Bopp, Sigler, and others we spoke to said that some of Paul’s positions will be reflected in the platform. Almost sure to make it in the final document is an endorsement of auditing the Federal Reserve Board. Long a staple of Paul’s philosophy, the Fed audit recently received the blessings of the U.S. House.
It is unlikely that the Texas congressman’s call for getting the U.S. out of the U.N. or the International Monetary Fund will see the light of day in Tampa. Most likely, sources told us, the final document will include critical language about the U.N. and, very possibly, an endorsement of Rep. Cathy McMorris Rodgers’ (R-Wash.) legislation to rescind the $100 million the Democratic-controlled Congress voted to give the IMF above its regular annual financial support. (Popular among lawmakers who fear that U.S. tax dollars will be lost in IMF bailouts for Portugal, Greece, and Ireland, Rodgers’ measure so far has 94 House co-sponsors).
One major subject of speculation is whether the Platform Committee will restore the GOP’s call for abolishing the U.S. Department of Education that was in platforms from 1980 until 2000. Twelve years ago, amid controversy at the party’s Philadelphia convention, the plank was removed—reportedly at the insistence of presidential nominee George W. Bush and with the support of then-Platform Chairman Tommy Thompson, then governor of Wisconsin.

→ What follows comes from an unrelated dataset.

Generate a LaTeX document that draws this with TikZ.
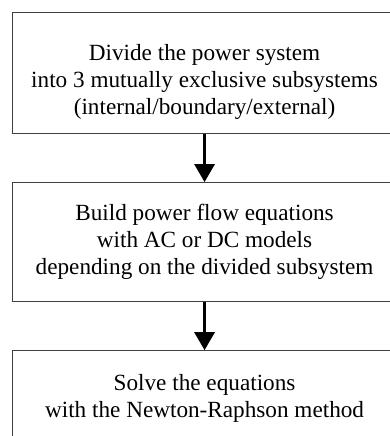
\documentclass[tikz,border=0pt]{standalone}
\usepackage{fontspec}
\setmainfont{Liberation Serif}
\usetikzlibrary{positioning,arrows.meta}

\begin{document}
\begin{tikzpicture}[
    >={Triangle[width=20pt,length=18pt]},
    stepbox/.style={draw=black!75, line width=1.1pt, minimum width=384pt,
        align=center, font=\fontsize{23.2}{27}\selectfont},
    node distance=48pt
]

\useasboundingbox (0,0) rectangle (390pt,-436pt);

% strut pushes the first block of text a bit down
\node[stepbox, minimum height=121pt, below right] (divide) at (12pt,-12pt)
    {\rule{0pt}{34pt}Divide the power system\\into 3 mutually exclusive subsystems\\(internal/boundary/external)};
\node[stepbox, minimum height=119pt, below=of divide] (build)
    {Build power flow equations\\with AC or DC models\\depending on the divided subsystem};
\node[stepbox, minimum height=96pt, below=of build] (solve)
    {Solve the equations\\with the Newton-Raphson method};

\draw[->, line width=3pt] (divide) -- (build);
\draw[->, line width=3pt] (build) -- (solve);

\end{tikzpicture}
\end{document}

Although many delegates no doubt want the language restored calling for closing down the 33-year-old Cabinet department, it seems unlikely that the Romney team would embrace this position. As former Mississippi Gov. and past GOP National Chairman Haley Barbour told Human Events earlier this year, “[Y]ou don’t want to get the impression you’re against public education”—although Barbour added he agreed with restoring the abolition language to the platform “as long as its recognized what the goal is. . .getting rid of a federal intermediary so state and local governments can operate without a giant bureaucracy.”